The Multi-Entity Question
For clients with operations across multiple commercial spaces, each location has its own lease and its own landlord. The account structure is the same for each location; the location dimension is tracked as a class, department, or tracking category in the accounting system.
A 3-location retailer uses the same four accounts (6400, 6410, 6420, 6430) for all three locations. QuickBooks classes or Xero tracking categories separate the data at the location level. The result: the income statement shows total occupancy cost by account across all locations, and the class report shows occupancy cost by account per location. Neither view requires a separate set of account codes.
This matters for the CAM review workflow. When three reconciliation statements arrive in Q1, each for a different location, the reviewer needs to see the estimated payments for each location separately. The location dimension in the COA makes that lookup immediate.
Practical Setup Steps
For an existing client whose books use a single rent account, migration to separate accounts does not require restating historical periods. Create the new accounts going forward, establish a documentation note in the client file explaining the change, and use the new structure from the next invoice forward. The comparison to prior periods will show a structural break, which should be noted in any management report.
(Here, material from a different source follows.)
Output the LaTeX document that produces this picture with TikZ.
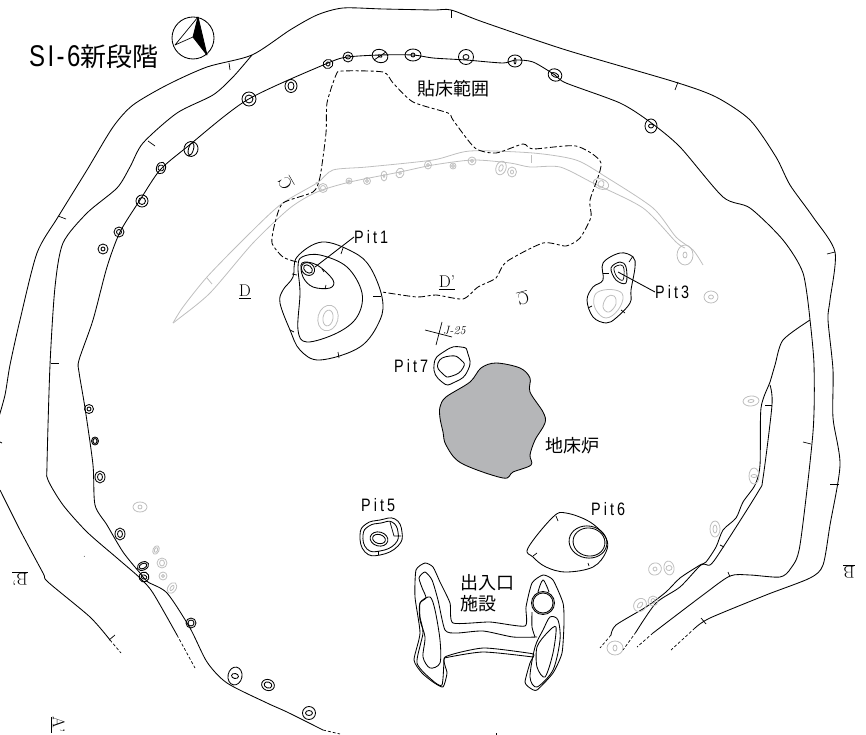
\documentclass[tikz,border=0pt]{standalone}
\usepackage{fontspec}
\newfontfamily\jpfont{Noto Sans CJK JP}
\newfontfamily\pitfont[LetterSpace=17,FakeStretch=.8]{Liberation Sans}
\newfontfamily\titlefont[LetterSpace=8,FakeStretch=.8]{Liberation Sans}
\definecolor{hearthgray}{HTML}{B5B6B8}
\definecolor{faintgray}{HTML}{BEBEBE}
\tikzset{
  wall/.style={line width=.85pt,black,line join=round},
  faint/.style={line width=.8pt,faintgray,line join=round},
  edgedash/.style={line width=.85pt,dash pattern=on 7pt off 2.5pt on 3pt off 2.5pt},
  enddash/.style={line width=.7pt,dash pattern=on 3pt off 2pt},
  pitlabel/.style={font=\fontsize{18}{20}\selectfont\pitfont,inner sep=0pt},
  jplabel/.style={font=\fontsize{18}{21}\selectfont\jpfont,inner sep=0pt,align=left},
  marklabel/.style={font=\fontsize{17}{19}\selectfont,inner sep=0pt},
}
\begin{document}
\begin{tikzpicture}[x=1pt,y=-1pt]
\useasboundingbox (0,0) rectangle (866,735);
% outer line
\draw[wall] plot[smooth,tension=.45] coordinates {(110,640)(90,617)(48,582)(43,573)(20,530)(0,490)};
\draw[wall] plot[smooth,tension=.45] coordinates {(-2,420)(5,395)(10,365)(20,320)(37,253)(58,217)(87,170)(113,127)(133,105)(167,85)(207,67)(252,55)(290,30)(317,15)(343,8)(383,9)(433,10)(451,10)(483,22)(566,50)(675,82)(716,97)(750,120)(776,157)(790,185)(813,217)(835,252)(830,300)(828,320)(833,370)(833,418)(840,465)(830,525)(823,565)(810,578)(766,595)(710,618)(695,628)};
\draw[enddash] (110,640) -- (121,653);
\draw[enddash] (695,628) -- (671,650);
% second line
\draw[wall] plot[smooth,tension=.45] coordinates {(177,635)(153,593)(140,578)(117,558)(87,532)(63,505)(48,480)(47,465)(50,365)(55,287)(63,243)(87,213)(117,188)(130,167)(143,143)(177,113)(213,95)(233,77)(252,55)};
\draw[enddash] (177,635) -- (195,668);
\draw[wall] plot[smooth,tension=.45] coordinates {(810,320)(814,365)(813,432)(800,545)(791,568)(780,577)(750,575)(730,576)(703,595)(653,633)};
\draw[enddash] (653,633) -- (637,647);
% wall foot
\draw[wall] plot[smooth,tension=.45] coordinates {(323,730)(287,712)(267,703)(227,683)(207,662)(190,628)(167,593)(148,582)(140,573)(123,552)(107,525)(95,505)(93,465)(85,408)(79,372)(79,360)(93,320)(107,267)(120,232)(140,200)(160,170)(187,147)(247,100)(328,63)(348,57)(380,55)(413,55)(433,58)(466,60)(503,63)(515,60)(533,62)(555,75)(566,83)(620,103)(650,122)(680,147)(723,197)(750,208)(783,240)(803,273)(810,320)};
\draw[enddash] (323,730) -- (340,734);
\draw[wall] plot[smooth,tension=.45] coordinates {(810,320)(783,340)(775,365)(770,382)(761,408)(760,465)(755,485)(743,502)(736,518)(723,530)(716,547)(706,562)(700,565)(680,578)(666,592)(646,607)(616,625)(611,635)};
\draw[enddash] (611,635) -- (600,648);
\draw[wall] plot[smooth,tension=.45] coordinates {(770,385)(772,405)(763,478)(758,492)(720,552)(710,565)(701,565)(680,587)(656,603)(636,632)};
\draw[enddash] (636,632) -- (623,650);
% ticks
\foreach \xa/\ya/\xb/\yb in {229/63/230/70,148/141/155/146,58/216/66/219,51/363/59/363,451/10/451/18,678/82/675/90,835/252/827/254,0/442/2/443,115/635/109/640,772/405/765/405,811/444/803/442,839/484/830/484,728/572/730/577,701/618/706/624,720/545/724/547,496/733/496/735,84/556/84.5/556.5}
  \draw[wall,line width=.7pt] (\xa,\ya) -- (\xb,\yb);
% gray band
\draw[faint] plot[smooth,tension=.45] coordinates {(173,323)(183,307)(207,277)(243,240)(280,205)(317,183)(333,170)(367,167)(433,160)(470,151)(533,153)(576,160)(606,177)(653,208)(676,237)(693,250)(703,265)};
\draw[faint] plot[smooth,tension=.45] coordinates {(173,323)(177,320)(210,293)(253,243)(290,208)(317,192)(350,182)(400,172)(433,165)(473,160)(510,163)(530,167)(560,167)(593,183)(643,208)(676,242)(685,248)};
\foreach \xa/\ya/\xb/\yb in {207/278/212/284,316/182/320/190,531/155/531/163}
  \draw[faint] (\xa,\ya) -- (\xb,\yb);
% holes
\foreach \hx/\hy/\ra/\rb/\ang/\rc/\rd in {328/64/5/4.5/20/2/2,348/57/5/5/0/2.5/2,380/56/8/6.5/-20/2/1,413/55/8/6/0/2/2,291/86/6/6.5/0/3/4,249/99/7/7/0/4/4,191/149/7/7.5/-15/2.5/6.5,161/168/4.5/6/-20/3/3,142/201/6/6/0/3.5/3.5,119/232/5/5/0/2.5/2.5,103/249/5/5/0/2/2,466/57/7.5/7.5/0/3/2.5,515/61/7/6/0/1/3,555/75/7/6/-25/4/2,651/126/6/7/0/2.5/2,89/409/4.5/4.5/0/2/2,95/441/3.5/4/0/2/2.5,100/477/5/6/0/2.5/3.5,120/534/5/6/0/2.5/3.5,143/566/6/4/25/4/2.5,144/577/5/5/-20/3/2,191/623/5/5/0/3/3,235/676/7/9/-10/3.5/2.5,268/685/6.5/5.5/-20/4/3,309/713/6.5/6.5/0/3.5/2.5}
  \draw[wall] (\hx,\hy) circle [x radius=\ra pt,y radius=\rb pt,rotate=\ang] circle [x radius=\rc pt,y radius=\rd pt,rotate=\ang];
% slash in hole
\draw[wall,line width=.7pt] (374,60) -- (386,52);
% gray holes
\foreach \hx/\hy/\ra/\rb/\ang/\rc/\rd in {140/507/7/5/0/2/2,156/550/3/4.5/-25/1.5/2.5,162/563/5/5/0/2.5/3,163/576/4/4/0/1.5/1.5,172/588/4/6/-35/1.5/3,323/188/4.5/4.5/0/2.5/2.5,349/181/3/3/0/1.5/1,367/181/3.5/3.5/0/1.5/1.5,384/176/3/5/0/1/1.5,400/173/4/5/-20/1.5/1.5,428/165/3.5/4/0/1.5/1.5,453/166/3/3/0/1.5/1.5,472/161/4/4/0/1.5/1.5,501/168/5/7/-20/2/3.5,512/172/4.5/5/0/1.5/2,601/184/8/5/-20/3/3.5,685/255/8/10/0/2/3,711/297/7/6/0/2.5/2,751/401/8/5/5/3/1.5,754/476/5/8/0/3/1.5,715/529/5/8/0/2/4,655/569/6.5/6/30/2/2,669/568/5/7/10/3/2.5,640/605/6/7/-40/2/3.5,653/601/5/5/0/2/2.5,615/648/8/7/0/2/3}
  \draw[faint] (\hx,\hy) circle [x radius=\ra pt,y radius=\rb pt,rotate=\ang] circle [x radius=\rc pt,y radius=\rd pt,rotate=\ang];
% floor edge
\draw[edgedash] plot[smooth,tension=.4] coordinates {(297,262)(283,257)(272,243)(275,223)(283,203)(313,192)(320,177)(326,133)(327,103)(336,75)(342,71)(383,72)(393,83)(413,102)(448,113)(453,120)(475,148)(496,153)(523,144)(533,149)(576,146)(601,163)(590,200)(591,217)(580,238)(566,246)(543,243)(506,262)(496,278)(478,287)(463,299)(436,295)(417,297)(382,292)};
% Pit1
\draw[wall] plot[smooth cycle,tension=.6] coordinates {(322,242)(353,252)(370,267)(382,297)(380,320)(360,347)(320,360)(300,350)(290,330)(280,303)(283,290)(293,277)(297,257)};
\draw[wall] plot[smooth cycle,tension=.6] coordinates {(302,257)(320,255)(347,267)(362,293)(357,317)(337,333)(307,342)(298,330)(300,293)(298,267)};
\draw[wall] plot[smooth cycle,tension=.6] coordinates {(302,263)(317,265)(333,280)(330,288)(313,287)(303,277)};
\draw[wall] (308,269) circle [x radius=7pt,y radius=6pt,rotate=-40] circle [x radius=5pt,y radius=3.5pt,rotate=-40];
\draw[faint] (328,318) circle [x radius=10pt,y radius=13pt,rotate=-15] circle [x radius=5pt,y radius=8pt,rotate=-10];
\foreach \xa/\ya/\xb/\yb in {343/248/341/254,381/296/373/296,338/352/339/358,290/330/294/332,292/274/297/275,322/269/324/272,326/285/325/289}
  \draw[wall,line width=.7pt] (\xa,\ya) -- (\xb,\yb);
% Pit3
\draw[wall] plot[smooth cycle,tension=.6] coordinates {(620,253)(633,257)(635,267)(631,290)(630,303)(616,318)(606,323)(593,317)(587,300)(593,287)(603,280)(603,263)};
\draw[wall] plot[smooth cycle,tension=.6] coordinates {(620,262)(626,267)(626,283)(616,280)(611,268)};
\draw[wall,line width=.7pt] plot[smooth cycle,tension=.6] coordinates {(621,265)(624,269)(623,280)(617,277)(614,268)};
\draw[faint] plot[smooth cycle,tension=.7] coordinates {(600,291)(615,290)(623,296)(618,310)(606,318)(596,310)(594,298)};
\draw[faint] plot[smooth cycle,tension=.7] coordinates {(607,297)(614,296)(616,304)(609,312)(603,307)};
\foreach \xa/\ya/\xb/\yb in {633/256/629/262,603/273/609/273,588/308/592/306,625/313/621/310}
  \draw[wall,line width=.7pt] (\xa,\ya) -- (\xb,\yb);
% Pit7
\draw[wall] plot[smooth cycle,tension=1] coordinates {(434,365)(445,351)(461,347)(468,354)(468,370)(455,382)(442,382)};
\draw[wall] plot[smooth cycle,tension=1] coordinates {(438,363)(450,356)(461,360)(463,368)(452,376)(443,374)};
\draw[wall,line width=.7pt] (442,322) -- (436,345);
\draw[wall,line width=.7pt] (425,330) -- (452,337);
% Hearth
\draw[wall,fill=hearthgray] plot[smooth cycle,tension=.55] coordinates {(440,407)(446,397)(470,382)(481,368)(496,363)(520,368)(530,378)(530,392)(543,412)(545,423)(535,440)(530,455)(531,465)(513,472)(503,478)(461,463)(446,445)(443,432)(440,418)};
% Pit5
\draw[wall] plot[smooth cycle,tension=.8] coordinates {(360,535)(366,524)(380,520)(395,519)(402,532)(398,546)(380,555)(365,552)};
\draw[wall] plot[smooth cycle,tension=.8] coordinates {(363,535)(369,526)(381,523)(392,522)(398,532)(395,544)(380,551)(367,549)};
\draw[wall] (379,539) circle [x radius=9pt,y radius=7pt,rotate=-15] circle [x radius=6.5pt,y radius=4.5pt,rotate=-15];
\draw[wall,line width=.7pt] (390,522) -- (394,536) -- (401,536);
\draw[wall,line width=.7pt] (378,551) -- (378,555);
% Pit6
\draw[wall] plot[smooth cycle,tension=.6] coordinates {(528,548)(553,517)(566,513)(590,522)(606,538)(606,552)(593,567)(566,572)(546,567)(533,557)};
\draw[wall] (588,542) circle [x radius=19pt,y radius=16pt,rotate=-10];
\draw[wall] (589,542) circle [x radius=16pt,y radius=14pt,rotate=-10];
\foreach \xa/\ya/\xb/\yb in {556/516/558/521,533/556/537/553,589/566/588/563}
  \draw[wall,line width=.7pt] (\xa,\ya) -- (\xb,\yb);
% entrance
\draw[wall] plot[smooth cycle,tension=.35] coordinates {(425,563)(433,567)(440,582)(450,603)(453,623)(490,622)(525,626)(526,607)(532,583)(543,575)(553,580)(563,603)(564,623)(562,653)(553,673)(537,690)(530,688)(525,682)(530,663)(534,655)(528,653)(483,648)(445,657)(447,673)(443,687)(433,682)(422,673)(414,660)(420,633)(415,597)(416,570)};
\draw[wall] plot[smooth,tension=.4] coordinates {(423,590)(419,578)(425,572)(432,580)(438,600)(445,630)(457,633)(483,631)(513,637)(537,637)};
\draw[wall] plot[smooth,tension=.4] coordinates {(423,590)(426,598)(420,603)(420,617)(423,633)(417,663)(432,680)(442,685)(444,658)};
\draw[wall] plot[smooth,tension=.4] coordinates {(444,658)(483,652)(533,657)};
\draw[wall] plot[smooth cycle,tension=.5] coordinates {(420,603)(430,597)(435,610)(440,640)(440,663)(430,668)(423,657)(425,637)(420,620)};
\draw[wall] (543,603) circle [radius=11.5pt] circle [radius=10pt];
\draw[wall] plot[smooth,tension=.6] coordinates {(538,592)(543,580)(549,592)};
\draw[wall] plot[smooth,tension=.4] coordinates {(532,612)(532,627)(535,637)};
\draw[wall] plot[smooth cycle,tension=.5] coordinates {(550,617)(558,620)(560,640)(553,670)(537,687)(530,677)(535,647)(543,630)};
\draw[wall] plot[smooth cycle,tension=.5] coordinates {(556,627)(553,653)(545,677)(537,667)(537,647)(547,633)};
% north mark
\draw[wall] (193,38) circle [radius=21pt];
\draw[wall,line width=.7pt] (198,17) -- (175,45) -- (193,37);
\draw[wall,fill=black] (198,17) -- (207,55) -- (193,37) -- cycle;
% labels
\node[inner sep=0pt,anchor=west] (title) at (29,57) {\fontsize{30}{32}\selectfont\titlefont SI-6\fontsize{26}{28}\selectfont\jpfont 新段階};
\node[jplabel,anchor=west] (floorlabel) at (417,89) {貼床範囲};
\node[jplabel,anchor=west] (hearthlabel) at (545,446) {地床炉};
\node[jplabel,anchor=north west] (entrancelabel) at (460,574) {出入口\\施設};
\node[pitlabel,anchor=west] (pita) at (354,237) {Pit1};
\node[pitlabel,anchor=west] (pitc) at (655,292) {Pit3};
\node[pitlabel,anchor=west] (pitg) at (394,366) {Pit7};
\node[pitlabel,anchor=west] (pite) at (361,505) {Pit5};
\node[pitlabel,anchor=west] (pitf) at (591,509) {Pit6};
\coordinate (pitahole) at (315,267);
\coordinate (pitchole) at (618,272);
\draw[wall] (pita.west) -- (pitahole);
\draw[wall] (pitc.west) -- (pitchole);
\node[marklabel] (dmark) at (245,292) {\underline{D}};
\node[marklabel] (dprime) at (447,283) {\underline{D'}};
\node[marklabel,rotate=120] (cmarka) at (286,183) {\underline{C}};
\node[marklabel,rotate=195] (cmarkb) at (523,298) {\underline{C}};
\node[marklabel,rotate=180] (bprime) at (20,578) {\underline{B'}};
\node[marklabel,rotate=180] (bmark) at (849,571) {\underline{B}};
\node[marklabel,rotate=-90] (aprime) at (58,725) {\underline{A'}};
\node[inner sep=0pt,anchor=west] (gridmark) at (443,331) {\fontsize{12}{13}\selectfont\itshape J-25};
\end{tikzpicture}
\end{document}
For a new client onboarding with commercial space, set up the four accounts before the first invoice is processed. Pull the lease and confirm whether taxes and insurance are billed separately or bundled into CAM estimates. This determines whether accounts 6420 and 6430 receive direct allocations or whether those components need to be split from the CAM line on each invoice.
The fifteen-minute setup investment at onboarding avoids the thirty-minute reconstruction work every time a reconciliation arrives.